Yossi Klein Halevi wrote his latest book with his neighbors in mind. His Palestinian neighbors, that is — those he doesn’t know — who live nearby.
But of course, this is the Middle East, where a neighbor isn’t just a neighbor. While they may be close in proximity, they are over the Green Line, and in many cases, beyond a concrete wall. Mentally, they have competing narratives, so the likelihood of him getting to meet them anytime soon is an abstract concept.
“We are intruders into each other’s dreams, violators of each other’s sense of home,” he writes. “We are living incarnations of each other’s worst historical nightmares.”
Even so, there are many things he’d like them to know. But hoping that Palestinians will read a book written in English is idealistic. Which is why Halevi had his latest work, “Letters to My Palestinian Neighbor,” translated into Arabic. It’s downloadable free in Arabic (with the support of the Paul E. Singer Foundation). For now, the first few letters are posted on the Times of Israel’s Arabic website, with more to follow, but they’ll also be on the book’s website, on Facebook and possibly more sites.
Halevi will discuss his letters next Wednesday, June 6 at Palo Alto’s Cubberley Theatre, in conversation with Aaron Tartakovsky. The event is sponsored by the Oshman Family JCC.
“As far as I know, this is the first time that an Israeli author has tried to directly address our Palestinian neighbors and the region beyond,” said Halevi in an email interview. “My hope is to initiate a public conversation over the story of the Jewish people’s return home, as we Israelis put it, our legitimacy and indigenousness, our shared future with the Palestinians and the Arab world generally.”
“Letters to My Palestinian Neighbor” is an especially difficult read given the violence of the past weeks. It is an attempt at dialogue by a person who has engaged in conversation with “the other” much more than have many Israelis. Halevi is a religious Jew who has traveled the diversity of opinions regarding the Arab-Israeli conflict. His first book, “Memoirs of a Jewish Extremist,” told of how he went from being a yeshiva-educated boy from Brooklyn to following and then unfollowing the militant ideology of Rabbi Meir Kahane. His later book, “Like Dreamers,” won the top prize in the 2013 National Jewish Book Awards.
Halevi first visited Israel as a teenager with his father, a few weeks after Israel’s victory in the Six-Day War, and immediately fell in love with the country. He resolved that he would one day return as an immigrant.
He moved to Israel in 1982, and through his prior books, and out of his own interest, got to know many of Israel’s Christian and Muslim inhabitants.
These efforts led him to travel to Auschwitz in 2004 with a group of Palestinian citizens of Israel and Jewish Israelis, at the initiative of a Melkite (Byzantine rite) priest from Nazareth. In the next-to-last entry of “Letters to My Palestinian Neighbor” — and perhaps the most hopeful — he describes what it was like for him, as the son of a man who spent World War II in hiding, mostly in a hole in the ground, to see young Arab men escorting elderly Holocaust survivors. He witnessed Palestinians truly grasping the horrors of the Holocaust for the first time.
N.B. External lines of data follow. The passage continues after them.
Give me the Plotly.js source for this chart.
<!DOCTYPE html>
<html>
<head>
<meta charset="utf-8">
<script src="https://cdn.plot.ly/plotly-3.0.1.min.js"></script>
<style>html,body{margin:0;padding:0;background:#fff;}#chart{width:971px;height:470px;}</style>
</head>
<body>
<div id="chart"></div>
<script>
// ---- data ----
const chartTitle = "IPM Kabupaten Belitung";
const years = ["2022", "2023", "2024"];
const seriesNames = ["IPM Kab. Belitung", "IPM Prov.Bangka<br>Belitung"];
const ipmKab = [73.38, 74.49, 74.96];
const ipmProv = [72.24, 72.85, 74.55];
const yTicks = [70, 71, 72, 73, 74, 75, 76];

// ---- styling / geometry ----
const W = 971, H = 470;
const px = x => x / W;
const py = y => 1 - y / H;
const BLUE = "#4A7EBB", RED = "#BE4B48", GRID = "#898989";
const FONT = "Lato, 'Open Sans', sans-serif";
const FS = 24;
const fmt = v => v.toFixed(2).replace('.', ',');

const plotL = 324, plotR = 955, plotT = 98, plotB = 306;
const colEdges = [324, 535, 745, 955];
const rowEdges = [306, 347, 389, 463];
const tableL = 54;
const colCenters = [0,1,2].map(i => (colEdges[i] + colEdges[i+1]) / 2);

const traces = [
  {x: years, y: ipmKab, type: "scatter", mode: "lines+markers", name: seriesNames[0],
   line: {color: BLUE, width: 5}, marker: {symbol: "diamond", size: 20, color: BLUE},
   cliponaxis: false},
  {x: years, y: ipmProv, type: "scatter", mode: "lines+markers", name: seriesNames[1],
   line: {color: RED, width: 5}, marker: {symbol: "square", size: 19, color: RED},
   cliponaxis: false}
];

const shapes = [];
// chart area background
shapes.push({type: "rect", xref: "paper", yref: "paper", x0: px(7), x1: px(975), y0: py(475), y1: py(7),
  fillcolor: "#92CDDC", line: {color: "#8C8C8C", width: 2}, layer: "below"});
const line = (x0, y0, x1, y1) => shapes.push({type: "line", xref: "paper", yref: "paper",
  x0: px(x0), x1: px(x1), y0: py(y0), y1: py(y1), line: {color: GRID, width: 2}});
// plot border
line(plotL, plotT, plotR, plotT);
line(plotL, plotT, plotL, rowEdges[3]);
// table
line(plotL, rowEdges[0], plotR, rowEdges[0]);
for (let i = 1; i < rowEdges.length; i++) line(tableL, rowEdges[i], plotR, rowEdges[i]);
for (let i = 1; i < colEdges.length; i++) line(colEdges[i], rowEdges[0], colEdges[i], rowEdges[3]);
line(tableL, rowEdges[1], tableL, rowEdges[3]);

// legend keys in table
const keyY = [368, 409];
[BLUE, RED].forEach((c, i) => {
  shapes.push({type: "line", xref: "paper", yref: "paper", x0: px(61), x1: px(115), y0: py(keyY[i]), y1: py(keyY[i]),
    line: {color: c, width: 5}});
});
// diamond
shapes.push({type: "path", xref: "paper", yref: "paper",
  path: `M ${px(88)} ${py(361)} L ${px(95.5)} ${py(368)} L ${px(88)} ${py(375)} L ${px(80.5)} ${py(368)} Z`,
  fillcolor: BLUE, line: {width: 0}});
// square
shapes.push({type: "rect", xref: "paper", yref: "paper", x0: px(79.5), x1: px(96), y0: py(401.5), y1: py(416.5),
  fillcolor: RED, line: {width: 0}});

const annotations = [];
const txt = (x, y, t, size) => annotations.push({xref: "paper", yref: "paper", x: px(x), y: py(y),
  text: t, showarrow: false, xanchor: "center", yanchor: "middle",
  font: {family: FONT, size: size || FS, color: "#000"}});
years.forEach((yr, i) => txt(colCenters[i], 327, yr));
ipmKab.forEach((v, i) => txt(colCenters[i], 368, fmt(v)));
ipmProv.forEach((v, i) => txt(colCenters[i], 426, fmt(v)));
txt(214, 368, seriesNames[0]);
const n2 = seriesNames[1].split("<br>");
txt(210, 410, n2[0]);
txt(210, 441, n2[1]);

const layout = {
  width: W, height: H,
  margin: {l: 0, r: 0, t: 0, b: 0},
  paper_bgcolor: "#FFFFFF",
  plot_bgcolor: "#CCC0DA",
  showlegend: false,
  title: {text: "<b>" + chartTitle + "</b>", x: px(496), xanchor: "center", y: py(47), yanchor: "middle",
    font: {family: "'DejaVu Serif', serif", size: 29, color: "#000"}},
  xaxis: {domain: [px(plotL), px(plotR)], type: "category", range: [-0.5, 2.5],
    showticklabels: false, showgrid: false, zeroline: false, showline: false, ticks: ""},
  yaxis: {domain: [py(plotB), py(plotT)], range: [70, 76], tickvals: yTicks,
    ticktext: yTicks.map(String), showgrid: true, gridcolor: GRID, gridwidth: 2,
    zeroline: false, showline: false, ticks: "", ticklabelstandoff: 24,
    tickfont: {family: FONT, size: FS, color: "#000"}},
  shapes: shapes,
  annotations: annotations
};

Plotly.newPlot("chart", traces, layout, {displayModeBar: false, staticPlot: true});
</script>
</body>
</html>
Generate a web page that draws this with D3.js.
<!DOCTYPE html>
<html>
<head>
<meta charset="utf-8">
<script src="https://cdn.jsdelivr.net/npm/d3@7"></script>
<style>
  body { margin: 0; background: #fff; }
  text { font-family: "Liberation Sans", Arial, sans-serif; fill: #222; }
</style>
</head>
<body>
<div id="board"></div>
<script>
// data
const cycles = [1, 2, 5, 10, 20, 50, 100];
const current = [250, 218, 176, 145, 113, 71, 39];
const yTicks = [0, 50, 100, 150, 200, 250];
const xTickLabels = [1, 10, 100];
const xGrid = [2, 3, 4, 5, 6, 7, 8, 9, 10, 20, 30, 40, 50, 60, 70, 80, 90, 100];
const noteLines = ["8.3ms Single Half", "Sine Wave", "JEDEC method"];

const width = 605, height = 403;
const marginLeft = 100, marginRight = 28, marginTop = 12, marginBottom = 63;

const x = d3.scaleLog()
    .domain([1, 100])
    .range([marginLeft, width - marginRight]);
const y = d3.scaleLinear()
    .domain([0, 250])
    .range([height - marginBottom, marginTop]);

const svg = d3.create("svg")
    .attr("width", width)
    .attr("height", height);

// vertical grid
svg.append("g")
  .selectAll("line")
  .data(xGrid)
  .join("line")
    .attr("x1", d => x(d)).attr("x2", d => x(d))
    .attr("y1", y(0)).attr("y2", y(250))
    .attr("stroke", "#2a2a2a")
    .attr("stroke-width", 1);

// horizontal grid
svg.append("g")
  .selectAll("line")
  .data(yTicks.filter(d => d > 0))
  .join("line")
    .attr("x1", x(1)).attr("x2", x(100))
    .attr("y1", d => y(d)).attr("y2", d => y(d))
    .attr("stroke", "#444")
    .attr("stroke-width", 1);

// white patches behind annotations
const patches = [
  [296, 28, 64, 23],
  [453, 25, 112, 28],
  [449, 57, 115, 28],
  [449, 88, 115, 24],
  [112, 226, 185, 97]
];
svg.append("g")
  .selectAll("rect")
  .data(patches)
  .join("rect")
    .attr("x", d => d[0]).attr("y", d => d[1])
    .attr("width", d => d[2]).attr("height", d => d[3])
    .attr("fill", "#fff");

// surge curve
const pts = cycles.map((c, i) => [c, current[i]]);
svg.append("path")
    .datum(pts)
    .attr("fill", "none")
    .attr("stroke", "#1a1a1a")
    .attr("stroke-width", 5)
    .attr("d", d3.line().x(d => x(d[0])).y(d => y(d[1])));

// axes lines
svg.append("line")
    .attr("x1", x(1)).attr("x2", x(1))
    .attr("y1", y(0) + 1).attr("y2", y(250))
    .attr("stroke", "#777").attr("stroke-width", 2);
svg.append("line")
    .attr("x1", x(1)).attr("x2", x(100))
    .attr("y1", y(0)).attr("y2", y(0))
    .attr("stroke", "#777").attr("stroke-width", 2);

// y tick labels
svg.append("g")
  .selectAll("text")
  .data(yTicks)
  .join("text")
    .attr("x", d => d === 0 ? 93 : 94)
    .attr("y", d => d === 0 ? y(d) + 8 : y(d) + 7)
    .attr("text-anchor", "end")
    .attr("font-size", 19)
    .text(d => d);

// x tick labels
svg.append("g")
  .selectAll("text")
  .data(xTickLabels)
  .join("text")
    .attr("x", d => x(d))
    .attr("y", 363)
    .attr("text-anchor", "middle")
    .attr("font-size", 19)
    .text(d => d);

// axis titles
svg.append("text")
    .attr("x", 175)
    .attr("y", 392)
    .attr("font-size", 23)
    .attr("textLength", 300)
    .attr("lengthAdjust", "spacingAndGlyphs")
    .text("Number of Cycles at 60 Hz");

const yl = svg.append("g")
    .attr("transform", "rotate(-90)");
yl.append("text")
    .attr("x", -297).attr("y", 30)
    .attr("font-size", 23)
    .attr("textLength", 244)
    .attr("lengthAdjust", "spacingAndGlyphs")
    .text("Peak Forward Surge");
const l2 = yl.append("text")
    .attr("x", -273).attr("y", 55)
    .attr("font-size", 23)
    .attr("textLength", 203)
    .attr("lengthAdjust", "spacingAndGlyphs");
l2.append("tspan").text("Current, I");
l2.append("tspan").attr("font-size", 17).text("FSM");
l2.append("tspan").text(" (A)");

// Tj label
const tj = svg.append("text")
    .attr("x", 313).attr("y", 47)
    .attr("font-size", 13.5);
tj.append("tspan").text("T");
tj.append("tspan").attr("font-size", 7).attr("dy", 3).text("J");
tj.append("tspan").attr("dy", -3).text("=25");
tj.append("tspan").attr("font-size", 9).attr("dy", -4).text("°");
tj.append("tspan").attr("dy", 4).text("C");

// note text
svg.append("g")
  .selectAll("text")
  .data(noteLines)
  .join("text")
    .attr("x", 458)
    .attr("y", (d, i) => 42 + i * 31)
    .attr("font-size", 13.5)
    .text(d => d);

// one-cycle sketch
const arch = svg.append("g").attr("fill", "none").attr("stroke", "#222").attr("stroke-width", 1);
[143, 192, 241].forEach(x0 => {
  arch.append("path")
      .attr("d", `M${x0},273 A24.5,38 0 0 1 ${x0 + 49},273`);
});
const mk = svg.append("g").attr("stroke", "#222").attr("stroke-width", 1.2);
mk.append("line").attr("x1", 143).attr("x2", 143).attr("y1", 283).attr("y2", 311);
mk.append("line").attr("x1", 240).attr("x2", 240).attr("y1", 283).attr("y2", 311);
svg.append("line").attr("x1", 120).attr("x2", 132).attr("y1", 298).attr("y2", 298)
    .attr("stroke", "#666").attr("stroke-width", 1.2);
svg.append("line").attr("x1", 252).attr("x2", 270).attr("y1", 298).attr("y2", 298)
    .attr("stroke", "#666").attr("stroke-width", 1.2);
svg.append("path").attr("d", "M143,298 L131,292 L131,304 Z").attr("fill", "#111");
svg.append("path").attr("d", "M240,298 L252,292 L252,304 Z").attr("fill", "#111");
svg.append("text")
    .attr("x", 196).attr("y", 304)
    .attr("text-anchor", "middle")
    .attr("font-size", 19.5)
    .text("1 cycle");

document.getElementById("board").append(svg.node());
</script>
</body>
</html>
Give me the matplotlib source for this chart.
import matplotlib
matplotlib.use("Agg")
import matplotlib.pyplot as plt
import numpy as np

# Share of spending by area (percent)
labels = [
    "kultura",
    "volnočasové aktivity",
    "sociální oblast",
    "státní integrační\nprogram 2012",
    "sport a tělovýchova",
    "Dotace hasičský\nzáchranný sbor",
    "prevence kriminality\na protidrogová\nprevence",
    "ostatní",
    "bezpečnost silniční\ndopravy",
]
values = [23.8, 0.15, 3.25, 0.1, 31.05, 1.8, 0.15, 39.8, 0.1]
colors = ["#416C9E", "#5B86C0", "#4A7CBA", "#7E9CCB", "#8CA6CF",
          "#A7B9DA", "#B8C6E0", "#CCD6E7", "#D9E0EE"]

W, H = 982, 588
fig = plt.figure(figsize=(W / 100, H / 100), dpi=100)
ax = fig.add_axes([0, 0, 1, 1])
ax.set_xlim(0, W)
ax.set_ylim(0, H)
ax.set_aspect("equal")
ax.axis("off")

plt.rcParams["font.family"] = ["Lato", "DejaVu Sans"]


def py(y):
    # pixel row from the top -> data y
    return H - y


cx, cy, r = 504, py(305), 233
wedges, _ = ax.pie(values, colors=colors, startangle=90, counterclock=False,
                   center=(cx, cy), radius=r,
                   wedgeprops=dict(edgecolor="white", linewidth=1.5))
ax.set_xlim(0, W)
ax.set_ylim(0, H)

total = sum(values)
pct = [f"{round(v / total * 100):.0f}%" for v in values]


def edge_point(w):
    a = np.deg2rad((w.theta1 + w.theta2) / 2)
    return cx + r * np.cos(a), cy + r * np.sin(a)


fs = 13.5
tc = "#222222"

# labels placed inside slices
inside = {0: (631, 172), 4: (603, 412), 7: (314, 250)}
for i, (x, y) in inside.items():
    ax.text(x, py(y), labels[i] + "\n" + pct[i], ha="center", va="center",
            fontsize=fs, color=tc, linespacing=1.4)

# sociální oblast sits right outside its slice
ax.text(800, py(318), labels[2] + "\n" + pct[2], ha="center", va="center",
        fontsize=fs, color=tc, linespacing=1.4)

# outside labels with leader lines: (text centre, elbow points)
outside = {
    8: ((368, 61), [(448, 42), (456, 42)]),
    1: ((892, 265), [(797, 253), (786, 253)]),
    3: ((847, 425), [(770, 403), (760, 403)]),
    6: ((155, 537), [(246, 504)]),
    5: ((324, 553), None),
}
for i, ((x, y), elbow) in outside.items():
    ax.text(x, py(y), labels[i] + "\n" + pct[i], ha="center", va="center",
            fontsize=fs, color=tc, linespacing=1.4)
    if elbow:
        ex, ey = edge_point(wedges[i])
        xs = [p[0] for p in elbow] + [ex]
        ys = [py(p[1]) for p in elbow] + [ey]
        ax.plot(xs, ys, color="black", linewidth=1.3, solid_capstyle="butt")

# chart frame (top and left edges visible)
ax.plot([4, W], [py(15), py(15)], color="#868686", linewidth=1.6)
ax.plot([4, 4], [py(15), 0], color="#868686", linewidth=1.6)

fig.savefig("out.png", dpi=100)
“We were pilgrims to brokenness, a hope of shared humanity in the place beyond hope,” he writes. And that journey of 300 Arabs and Jews is now part of the story of the Middle East, even though it and the hope that it fostered are now long forgotten.
We are living incarnations of each other’s worst historical nightmares.
Yet to him, giving up hope is not an option.
“I’m a writer, not a politician. I don’t have delusions of transforming the Middle East,” he said. “But I am hoping to start the first (as far as I know) public conversation among Palestinians about who we, the Jews, are — not only a religion, as I’ve frequently heard from Muslims over the years, but a people with a deep connection to a particular land.”
In the introduction, Halevi says that he’ll try to answer every letter that is sent to him from readers “in the spirit of engagement.”
He has already received some interesting responses. While some are outright hostile and even “genocidal,” he said, he has also received invitations to have coffee in the West Bank cities of Jenin and Nablus.
Responses have also come from Gaza.
“I’ve found several partners who want to appear at public events with me,” he said. “One new friend, Walid Issa, who grew up in the Dheisheh refugee camp and came to the U.S. to study, has begun writing letters to me in return. He addresses me as ‘future neighbor,’ because, as he puts it, so long as he is occupied, we can’t be neighbors. His letters — he’s written two so far —are deeply moving, telling his own family story and his belief in the need for both peoples to listen to each other’s narratives.”